I mentioned oxygen earlier. This is used initially by the yeast to grow. We add a certain amount of yeast to our wort. Pretty much, the stronger the beer will be, the more yeast we add initially. Let's take Jaipur, for example, where we add around 7 – 8 million cells of yeast per millilitre of finished wort. A lot of yeast! The yeast is floating around in a super rich environment of nutrients, mostly in the form of sugars, amino acids and peptides that the cells start voraciously feeding on (well absorbing through their cell walls at any rate) and undergoing a process called budding. This is where the yeast cell (referred to as the mother cell) creates another yeast cell (referred to as the daughter cell). Something called Yeast Viability is important here. This is one of the first laboratory checks we do on the yeast. We take a sample of the yeast that is going to be added, or pitched, into the wort, we count and calculate how many cells are present in one gram of yeast (not all by eye of course... it's usually between 500 and 2500 million cells in a gram!) and we also stain the sample with a special dye called Methylene Blue. If the yeast cells are healthy, an enzyme present inside of the cell will change the dye from blue to colourless. We calculate the percentage of cells that are able to do this and express it as Yeast Viability. We really want this to be greater than 90% otherwise we're just adding dead yeast to the wort and this can potentially cause off-flavours.

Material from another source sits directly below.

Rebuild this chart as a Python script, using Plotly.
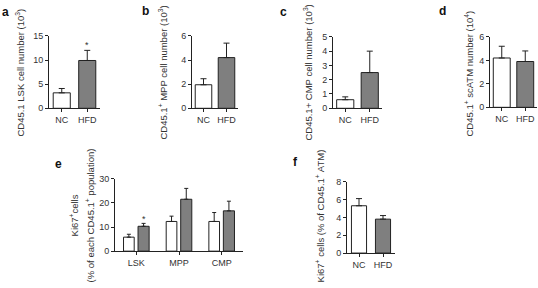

So we have yeast, oxygen and wort. The yeast is increasing in biomass (usually by anything up to 5 times) by a process called budding and using up nutrients to get its own nitrogen and carbohydrates and fatty acids and anything else it needs to grow. But what happens when the oxygen is all used up? This is when the yeast switches its mode of metabolism from aerobic to anaerobic. Anaerobic means in the absence of oxygen and it is here that the yeast begins the actual fermentation and sugars are converted to carbon dioxide and alcohol. Without boring you all to tears (I'm sure I can see some already... right at the corner of your eyes...) effectively, sugar is absorbed into the cell and broken down by a series of enzymes into the aforementioned carbon dioxide and alcohol. As well as this, there are a bunch of side reactions which both use and yield energy for the yeast cell and also give an interesting array of flavours to the finished beer. Fruity esters or flavour active ketones (such as the rich,intensely buttery diacetyl) or sulphury compounds or even heady, harsh, fruity or bitter fusel alcohols. They all blend together to provide the final beer flavour. Some of these are good and sought after, others not so much and a brewer puts all of his or her training and understanding into keeping some of these metabolic by-products out of the finished brew.

The rest of the process is described just as well.
 
Good info. But this should be in the fermentation and yeast section rather than the AG section, since it pertains to all types of brewing not just Ag. Or the Brew Science section...A lot of extract brewers who might be interested in this info will prbably not see it since they don't read this section of the forum.